**Excerpted records:**
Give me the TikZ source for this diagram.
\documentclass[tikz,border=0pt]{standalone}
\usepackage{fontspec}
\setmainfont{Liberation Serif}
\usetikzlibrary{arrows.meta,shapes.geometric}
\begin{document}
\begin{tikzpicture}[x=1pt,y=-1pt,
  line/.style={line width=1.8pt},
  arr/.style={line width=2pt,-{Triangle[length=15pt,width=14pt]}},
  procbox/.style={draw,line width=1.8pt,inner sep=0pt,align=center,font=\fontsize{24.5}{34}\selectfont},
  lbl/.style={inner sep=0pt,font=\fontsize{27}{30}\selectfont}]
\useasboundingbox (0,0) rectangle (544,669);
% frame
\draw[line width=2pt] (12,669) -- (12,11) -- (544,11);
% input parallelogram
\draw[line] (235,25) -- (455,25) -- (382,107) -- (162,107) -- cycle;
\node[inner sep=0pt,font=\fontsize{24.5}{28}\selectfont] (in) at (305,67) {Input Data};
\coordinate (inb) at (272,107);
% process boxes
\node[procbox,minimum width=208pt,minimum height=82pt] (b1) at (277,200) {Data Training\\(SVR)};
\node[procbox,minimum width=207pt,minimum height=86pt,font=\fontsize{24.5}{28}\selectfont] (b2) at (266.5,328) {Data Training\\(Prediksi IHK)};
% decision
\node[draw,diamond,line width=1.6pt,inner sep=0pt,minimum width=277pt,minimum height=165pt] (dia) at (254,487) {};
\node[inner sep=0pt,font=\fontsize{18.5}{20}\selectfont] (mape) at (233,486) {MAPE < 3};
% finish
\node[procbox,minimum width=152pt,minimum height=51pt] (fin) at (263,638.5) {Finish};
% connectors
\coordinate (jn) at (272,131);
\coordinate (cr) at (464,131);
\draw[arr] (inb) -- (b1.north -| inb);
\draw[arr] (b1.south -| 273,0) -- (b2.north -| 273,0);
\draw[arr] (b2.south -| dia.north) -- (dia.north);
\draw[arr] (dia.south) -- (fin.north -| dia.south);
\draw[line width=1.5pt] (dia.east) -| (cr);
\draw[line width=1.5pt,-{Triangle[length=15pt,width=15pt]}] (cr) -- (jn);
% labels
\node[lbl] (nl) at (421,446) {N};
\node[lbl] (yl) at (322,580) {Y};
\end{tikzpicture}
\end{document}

* * *

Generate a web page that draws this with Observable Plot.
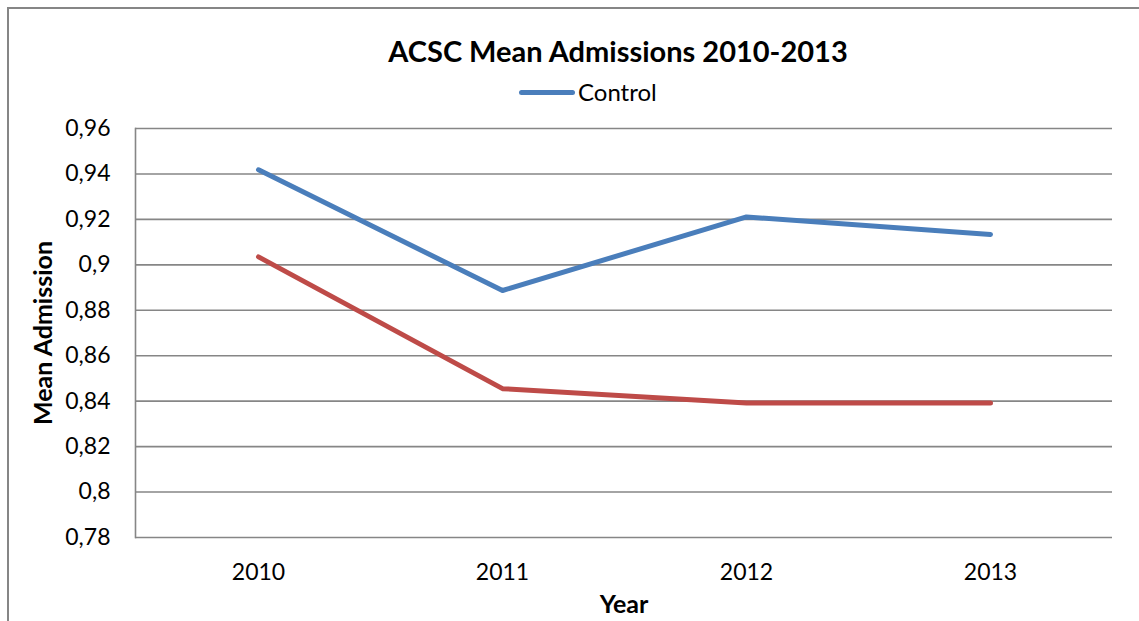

**Exercise objective:** Pull every line containing the word "this" out of the material and copy it.

**Result below:**
Give me the TikZ source for this diagram.
Generate a web page that draws this with Observable Plot.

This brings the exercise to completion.